Of course, this continues along the theme of the previous episodes in that the story reflects the complex feelings of the Doctor about himself. Here, Robin Hood is much like the Doctor himself – a man who has become a legend. And the parallels between them serve to get the Doctor thinking about his own path in life. Will he too become forgotten? The last remnants of himself told as a bedtime story?
I have to admit, I rather like the fact that Peter Capaldi’s Doctor is tackling existential issues in such a deft and action-packed way. And while the story has a lot of silly moments, it really makes us think about the Doctor in a more measured way – just as he seems to be questioning what makes him tick.
But as I said, there are a few duff moments…

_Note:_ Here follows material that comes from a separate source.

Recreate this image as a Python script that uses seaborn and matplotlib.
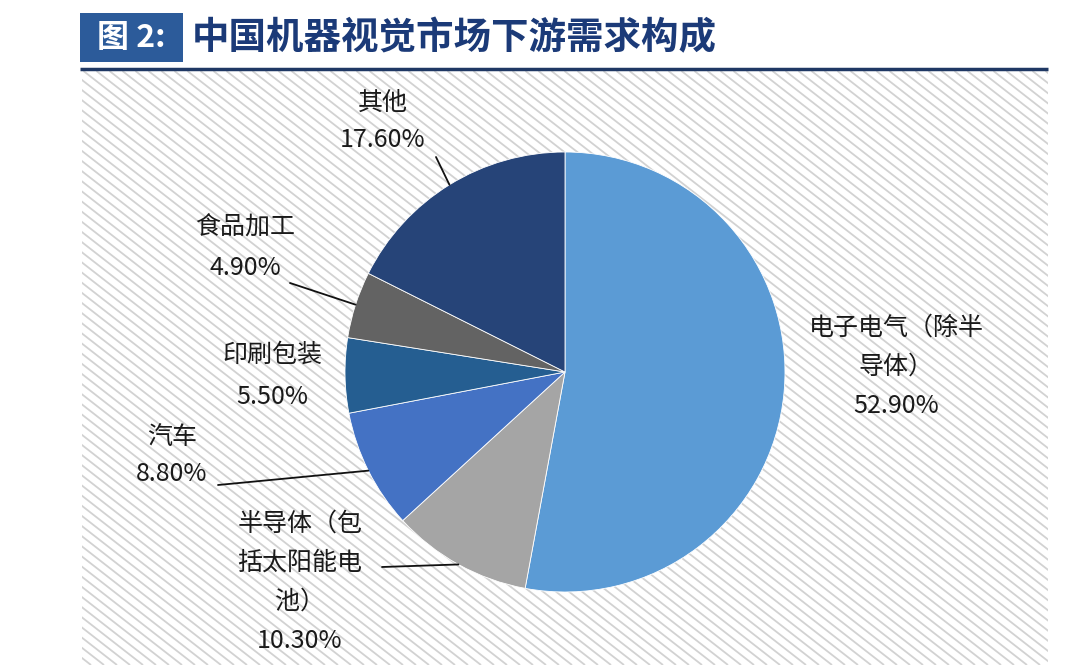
import numpy as np
import matplotlib
matplotlib.use("Agg")
import matplotlib.pyplot as plt
import seaborn as sns
from matplotlib.patches import Rectangle
from matplotlib.collections import LineCollection

# ---- data ----
categories = ["电子电气（除半导体）", "半导体（包括太阳能电池）", "汽车", "印刷包装", "食品加工", "其他"]
values = [52.9, 10.3, 8.8, 5.5, 4.9, 17.6]
label_lines = [
    ["电子电气（除半", "导体）"],
    ["半导体（包", "括太阳能电", "池）"],
    ["汽车"],
    ["印刷包装"],
    ["食品加工"],
    ["其他"],
]
colors = ["#5b9bd5", "#a5a5a5", "#4472c4", "#255e91", "#636363", "#264478"]
title_tag = "图 2:"
title_text = "中国机器视觉市场下游需求构成"

sns.set_theme(style="white")
plt.rcParams['font.family'] = ['Noto Sans CJK SC', 'DejaVu Sans']

W, H = 1080, 665
fig = plt.figure(figsize=(W / 100, H / 100), dpi=100)
ax = fig.add_axes([0, 0, 1, 1])
ax.set_xlim(0, W)
ax.set_ylim(0, H)
ax.set_axis_off()


def Y(y):
    return H - y


# hatched background panel
x0, x1, y0, y1 = 82, 1048, 71, 665
panel = Rectangle((x0, Y(y1)), x1 - x0, y1 - y0, facecolor="white", edgecolor="none", zorder=0)
ax.add_patch(panel)
slope = 0.78
run = (y1 - y0) / slope
segs = []
for c in np.arange(x0 - run - 30, x1 + 20, 13):
    segs.append([(c, Y(y0)), (c + run, Y(y1))])
lc = LineCollection(segs, colors="#d2d2d2", linewidths=1.3, zorder=1)
ax.add_collection(lc)
lc.set_clip_path(panel)

# header
ax.add_patch(Rectangle((80, Y(62)), 103, 49, facecolor="#2c5b9a", edgecolor="none", zorder=3))
ax.text(131, Y(38), title_tag, color="white", fontsize=23, fontweight="bold",
        ha="center", va="center", zorder=4)
ax.text(192, Y(38), title_text, color="#1b3a78", fontsize=27, fontweight="bold",
        ha="left", va="center", zorder=4)
ax.plot([80, 1048], [Y(69), Y(69)], color="#1f3864", lw=2.5, zorder=4, solid_capstyle="butt")

# pie
cx, cy, r = 565, 372, 220
wedges, _ = ax.pie(values, colors=colors, startangle=90, counterclock=False,
                   center=(cx, Y(cy)), radius=r, frame=True,
                   wedgeprops=dict(linewidth=0.6, edgecolor="white"))
for w in wedges:
    w.set_zorder(5)
ax.set_xlim(0, W)
ax.set_ylim(0, H)
ax.set_aspect("auto")
ax.set_axis_off()

# labels: (center x, first line y) in image coords, line gap
label_pos = [(896, 328), (300, 524), (172, 437), (272, 355), (245, 228), (383, 103)]
gaps = [39, 39, 37, 42, 40, 37]
leader_start = [None, (382, 567), (218, 485), None, (290, 283), (436, 157)]
txtc = "#1a1a1a"
for i, (lines, (lx, ly)) in enumerate(zip(label_lines, label_pos)):
    allines = lines + [f"{values[i]:.2f}%"]
    for k, t in enumerate(allines):
        ax.text(lx, Y(ly + k * gaps[i]), t, fontsize=18, color=txtc,
                ha="center", va="center", zorder=6)
    if leader_start[i] is not None:
        w = wedges[i]
        mid = np.deg2rad((w.theta1 + w.theta2) / 2)
        ex, ey = cx + r * np.cos(mid), Y(cy) + r * np.sin(mid)
        sx, sy = leader_start[i]
        ax.plot([sx, ex], [Y(sy), ey], color="#111111", lw=1.3, zorder=6)

fig.savefig("out.png", dpi=100, facecolor="white")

The introduction of new series regular Danny Pink (played by Samuel Anderson) is a huge misfire. It’s clear that he’s intended to be Clara’s love interest as time goes on, but rather than subtly paving the way, we were repeatedly bludgeoned over the head with ‘hints’ that he fancies her… including some truly awkward, angsty internal monologues.
And Clara was no better, taking a huge leap backwards in terms of character development as she becomes the typical girl-with-a-crush. Of course, this relationship will (hopefully) develop further as time goes on. But let’s just hope they don’t take too long about it. After all, I don’t think I can stand them making gooey eyes at each other over the TARDIS controls for more than a couple of episodes.
On that note, it’ll be interesting to see exactly how Danny Pink joins the crew of the TARDIS. It’s already clear that his position as a series regular will eventually lead to him clambering into the big, blue police box. And I get the feeling it’s going to happen sooner rather than later. But will he and the Doctor get along?
After previous comments about the Doctor not wishing to travel with a soldier, it looks as though there could be some friction… and perhaps it’s about time.
Of course, ‘Robot of Sherwood’ didn’t really expand on that and remains a neat little stand-alone adventure, even if it does pave the way for something bigger. It’s not exactly the most intelligent ‘Doctor Who’ story, which is surprising given that it was penned by Mark Gatiss. At times, it comes across as silly, frivolous and downright annoying – the ending was one of those ‘one-in-a-million’ conclusions that just feels unrealistic, even for a show about a flying telephone box.
But while the story left a lot to be desired, it gave us a much bigger glimpse at Peter Capaldi’s Doctor. It certainly feels as though he’s coming into his own – the moments when he argues with Robin and down-right shows off in front of Clara are truly entertaining.
It seems that Capaldi’s Doctor is one who walks the fine line between seriousness and hilarity… and in my opinion, there’s no-one better for the role.